The World Bank has cautioned that developing countries remain vulnerable to rising debt burdens, despite signs of easing global financial conditions.
In its latest International Debt Report, the institution revealed that interest payments for developing nations reached a record $415.4 billion in 2024. Between 2022 and 2024, the gap between debt servicing costs and new financing widened to $741 billion, the highest in more than five decades.
World Bank Chief Economist Indermit Gill said improving financial conditions should not mislead governments. “Developing countries are not out of danger,” he warned, noting that debt is continuing to grow “in new and harmful ways.”
Borrowing Costs Rise as Markets Reopen
With the end of the global interest rate tightening cycle, bond markets have reopened for most emerging economies. However, borrowing costs remain elevated, with average interest rates near 10%, roughly twice the levels seen before 2020. Affordable financing options continue to shrink.

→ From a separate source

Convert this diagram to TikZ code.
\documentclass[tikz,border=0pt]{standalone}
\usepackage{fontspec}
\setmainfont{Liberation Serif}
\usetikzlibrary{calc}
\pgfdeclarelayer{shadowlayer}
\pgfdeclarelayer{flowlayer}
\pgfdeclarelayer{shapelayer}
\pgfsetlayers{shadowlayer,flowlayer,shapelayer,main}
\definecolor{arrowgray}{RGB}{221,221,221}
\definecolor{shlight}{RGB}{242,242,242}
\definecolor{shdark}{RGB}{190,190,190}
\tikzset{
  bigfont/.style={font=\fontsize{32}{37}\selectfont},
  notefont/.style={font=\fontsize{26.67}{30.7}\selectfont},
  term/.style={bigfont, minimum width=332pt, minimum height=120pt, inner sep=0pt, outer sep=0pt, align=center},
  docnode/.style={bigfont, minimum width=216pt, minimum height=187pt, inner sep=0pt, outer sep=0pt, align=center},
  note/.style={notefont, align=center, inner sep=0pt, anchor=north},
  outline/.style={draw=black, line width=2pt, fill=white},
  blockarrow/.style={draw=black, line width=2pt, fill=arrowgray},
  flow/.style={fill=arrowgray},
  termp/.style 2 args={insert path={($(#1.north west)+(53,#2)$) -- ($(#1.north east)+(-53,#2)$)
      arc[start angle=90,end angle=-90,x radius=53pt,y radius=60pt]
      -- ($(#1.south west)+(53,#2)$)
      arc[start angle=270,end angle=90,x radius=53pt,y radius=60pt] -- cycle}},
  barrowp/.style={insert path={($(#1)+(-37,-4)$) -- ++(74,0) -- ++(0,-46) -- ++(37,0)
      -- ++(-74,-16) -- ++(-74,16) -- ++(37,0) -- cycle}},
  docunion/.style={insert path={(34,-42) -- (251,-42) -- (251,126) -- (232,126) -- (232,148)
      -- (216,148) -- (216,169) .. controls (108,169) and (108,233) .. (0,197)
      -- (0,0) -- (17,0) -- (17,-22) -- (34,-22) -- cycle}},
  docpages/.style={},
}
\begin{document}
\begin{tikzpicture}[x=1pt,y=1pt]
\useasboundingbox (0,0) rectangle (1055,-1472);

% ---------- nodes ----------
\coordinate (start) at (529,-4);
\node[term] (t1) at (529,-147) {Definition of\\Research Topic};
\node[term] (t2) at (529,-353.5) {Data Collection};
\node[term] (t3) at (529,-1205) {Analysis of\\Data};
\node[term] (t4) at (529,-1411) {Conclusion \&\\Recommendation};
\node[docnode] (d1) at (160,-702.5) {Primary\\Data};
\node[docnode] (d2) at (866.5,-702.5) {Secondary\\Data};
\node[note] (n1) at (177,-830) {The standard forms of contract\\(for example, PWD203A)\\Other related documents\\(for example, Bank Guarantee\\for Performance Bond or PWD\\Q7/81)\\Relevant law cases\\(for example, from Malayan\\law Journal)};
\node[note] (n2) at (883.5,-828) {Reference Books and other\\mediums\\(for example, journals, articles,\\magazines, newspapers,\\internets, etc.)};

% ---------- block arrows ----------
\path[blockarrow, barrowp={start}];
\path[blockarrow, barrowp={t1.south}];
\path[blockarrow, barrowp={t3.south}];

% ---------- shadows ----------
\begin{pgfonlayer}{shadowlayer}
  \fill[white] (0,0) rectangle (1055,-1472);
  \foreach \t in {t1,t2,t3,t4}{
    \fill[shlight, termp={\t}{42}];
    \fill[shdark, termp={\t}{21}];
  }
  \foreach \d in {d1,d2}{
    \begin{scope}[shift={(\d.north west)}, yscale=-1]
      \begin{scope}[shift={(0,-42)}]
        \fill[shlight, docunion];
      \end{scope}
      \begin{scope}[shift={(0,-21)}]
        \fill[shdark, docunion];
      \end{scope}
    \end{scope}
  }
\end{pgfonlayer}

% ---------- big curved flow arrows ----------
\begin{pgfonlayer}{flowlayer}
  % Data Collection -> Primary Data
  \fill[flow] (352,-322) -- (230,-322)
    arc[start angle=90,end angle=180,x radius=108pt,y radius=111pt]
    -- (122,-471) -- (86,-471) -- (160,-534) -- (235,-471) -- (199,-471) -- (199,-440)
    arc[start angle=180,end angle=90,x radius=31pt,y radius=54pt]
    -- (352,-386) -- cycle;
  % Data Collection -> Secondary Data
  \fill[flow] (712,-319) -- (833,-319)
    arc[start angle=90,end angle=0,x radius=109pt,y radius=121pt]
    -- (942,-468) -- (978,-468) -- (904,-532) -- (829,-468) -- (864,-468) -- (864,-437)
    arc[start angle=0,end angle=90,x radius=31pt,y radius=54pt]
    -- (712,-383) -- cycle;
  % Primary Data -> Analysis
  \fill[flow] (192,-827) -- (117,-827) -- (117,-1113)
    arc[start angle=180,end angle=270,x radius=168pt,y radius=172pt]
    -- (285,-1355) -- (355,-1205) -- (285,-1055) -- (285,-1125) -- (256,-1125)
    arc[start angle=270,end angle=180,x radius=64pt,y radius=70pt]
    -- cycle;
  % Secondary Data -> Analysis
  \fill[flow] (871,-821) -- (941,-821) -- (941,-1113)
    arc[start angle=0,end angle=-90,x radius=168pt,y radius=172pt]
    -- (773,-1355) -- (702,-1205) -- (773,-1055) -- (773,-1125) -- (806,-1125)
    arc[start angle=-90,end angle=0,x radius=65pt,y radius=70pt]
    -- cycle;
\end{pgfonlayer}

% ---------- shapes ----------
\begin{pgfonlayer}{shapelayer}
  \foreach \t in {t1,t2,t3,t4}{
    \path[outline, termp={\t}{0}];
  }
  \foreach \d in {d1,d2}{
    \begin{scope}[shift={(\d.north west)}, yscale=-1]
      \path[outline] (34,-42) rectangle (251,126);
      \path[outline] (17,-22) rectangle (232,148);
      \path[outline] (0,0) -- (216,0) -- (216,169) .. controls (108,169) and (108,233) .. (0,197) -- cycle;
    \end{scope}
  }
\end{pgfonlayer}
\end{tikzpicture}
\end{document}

Shift Toward Domestic Borrowing
The report highlights a growing shift toward domestic debt markets. In 50 low- and middle-income countries, domestic debt expanded faster than external debt in the past year. While this reflects the development of local financial markets, the Bank warns that increased government borrowing at home risks crowding out private sector lending and may raise refinancing risks due to shorter maturities.

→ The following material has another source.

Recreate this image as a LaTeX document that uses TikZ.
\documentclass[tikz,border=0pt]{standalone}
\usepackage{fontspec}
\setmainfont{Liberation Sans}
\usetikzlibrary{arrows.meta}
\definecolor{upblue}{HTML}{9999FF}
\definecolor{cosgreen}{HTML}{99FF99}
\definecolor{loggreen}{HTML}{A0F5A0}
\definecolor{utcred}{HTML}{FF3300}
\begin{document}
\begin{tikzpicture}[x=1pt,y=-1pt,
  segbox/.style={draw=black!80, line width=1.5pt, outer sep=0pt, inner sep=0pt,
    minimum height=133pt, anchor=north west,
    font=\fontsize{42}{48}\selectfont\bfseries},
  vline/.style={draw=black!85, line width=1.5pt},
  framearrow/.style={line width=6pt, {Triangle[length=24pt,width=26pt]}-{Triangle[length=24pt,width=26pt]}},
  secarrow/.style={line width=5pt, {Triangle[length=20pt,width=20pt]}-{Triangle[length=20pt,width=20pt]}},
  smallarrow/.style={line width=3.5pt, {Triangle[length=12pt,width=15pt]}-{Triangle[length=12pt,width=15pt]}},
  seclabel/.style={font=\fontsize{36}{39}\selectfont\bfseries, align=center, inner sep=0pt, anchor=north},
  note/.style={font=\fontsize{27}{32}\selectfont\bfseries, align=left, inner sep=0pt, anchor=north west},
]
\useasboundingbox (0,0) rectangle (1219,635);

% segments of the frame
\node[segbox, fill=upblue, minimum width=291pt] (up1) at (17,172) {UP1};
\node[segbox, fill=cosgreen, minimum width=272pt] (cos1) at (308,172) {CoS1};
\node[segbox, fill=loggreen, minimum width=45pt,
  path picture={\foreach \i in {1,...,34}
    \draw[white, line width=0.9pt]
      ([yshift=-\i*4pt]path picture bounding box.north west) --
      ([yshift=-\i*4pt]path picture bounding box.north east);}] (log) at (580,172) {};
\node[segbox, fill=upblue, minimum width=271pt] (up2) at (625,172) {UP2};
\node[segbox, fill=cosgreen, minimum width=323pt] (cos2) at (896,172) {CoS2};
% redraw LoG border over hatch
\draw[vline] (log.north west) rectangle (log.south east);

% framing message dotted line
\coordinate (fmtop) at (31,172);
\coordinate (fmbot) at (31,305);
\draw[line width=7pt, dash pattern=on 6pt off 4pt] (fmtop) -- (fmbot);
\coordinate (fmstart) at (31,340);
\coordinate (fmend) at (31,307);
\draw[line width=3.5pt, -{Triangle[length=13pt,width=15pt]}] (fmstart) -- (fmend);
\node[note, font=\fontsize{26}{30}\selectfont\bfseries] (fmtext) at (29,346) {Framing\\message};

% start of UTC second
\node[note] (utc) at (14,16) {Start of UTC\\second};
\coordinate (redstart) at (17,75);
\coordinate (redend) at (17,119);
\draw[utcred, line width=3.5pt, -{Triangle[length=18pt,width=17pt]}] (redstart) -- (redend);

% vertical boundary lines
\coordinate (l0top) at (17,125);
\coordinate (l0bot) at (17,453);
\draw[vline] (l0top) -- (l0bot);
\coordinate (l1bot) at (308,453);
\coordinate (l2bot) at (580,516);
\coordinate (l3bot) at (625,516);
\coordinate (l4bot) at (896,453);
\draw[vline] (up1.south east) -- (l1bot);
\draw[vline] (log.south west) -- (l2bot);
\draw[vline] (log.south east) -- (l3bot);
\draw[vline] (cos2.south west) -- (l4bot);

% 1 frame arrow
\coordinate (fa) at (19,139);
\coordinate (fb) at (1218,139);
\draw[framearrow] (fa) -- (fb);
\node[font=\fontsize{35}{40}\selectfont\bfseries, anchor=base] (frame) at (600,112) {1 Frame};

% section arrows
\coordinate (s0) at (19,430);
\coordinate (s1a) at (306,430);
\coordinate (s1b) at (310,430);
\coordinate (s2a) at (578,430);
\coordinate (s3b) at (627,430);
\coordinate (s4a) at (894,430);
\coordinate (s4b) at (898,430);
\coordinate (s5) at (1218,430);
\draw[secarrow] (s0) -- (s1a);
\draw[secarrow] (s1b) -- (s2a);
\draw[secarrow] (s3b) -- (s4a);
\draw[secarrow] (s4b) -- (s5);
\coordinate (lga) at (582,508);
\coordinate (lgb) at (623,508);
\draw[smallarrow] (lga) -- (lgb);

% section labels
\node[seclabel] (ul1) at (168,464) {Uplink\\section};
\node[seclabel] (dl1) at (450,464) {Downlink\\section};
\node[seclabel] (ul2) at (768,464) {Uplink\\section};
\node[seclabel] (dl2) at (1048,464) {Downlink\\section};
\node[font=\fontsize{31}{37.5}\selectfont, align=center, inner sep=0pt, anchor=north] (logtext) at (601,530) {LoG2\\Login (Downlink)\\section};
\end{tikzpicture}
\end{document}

Debt Restructurings Reach 14-Year High
Emerging markets restructured nearly $90 billion in external debt in 2024 — the highest level in 14 years. Countries undertaking restructurings included Ethiopia, Ghana, Zambia, Sri Lanka and Ukraine, while Haiti and Somalia benefited from debt forgiveness.
Bilateral Lending Plunges
Net bilateral lending collapsed 76% to just $4.5 billion, the lowest since the 2008 financial crisis. The decline has pushed many developing countries toward more expensive private sector borrowing.
Debt Risks Intensify
Even as multilateral lending increased — with the World Bank providing a record $36 billion — the study found that 54% of low-income countries are now either in debt distress or at high risk.
Gill urged policymakers to use the current period of financial “breathing room” to strengthen their fiscal positions instead of returning aggressively to external borrowing.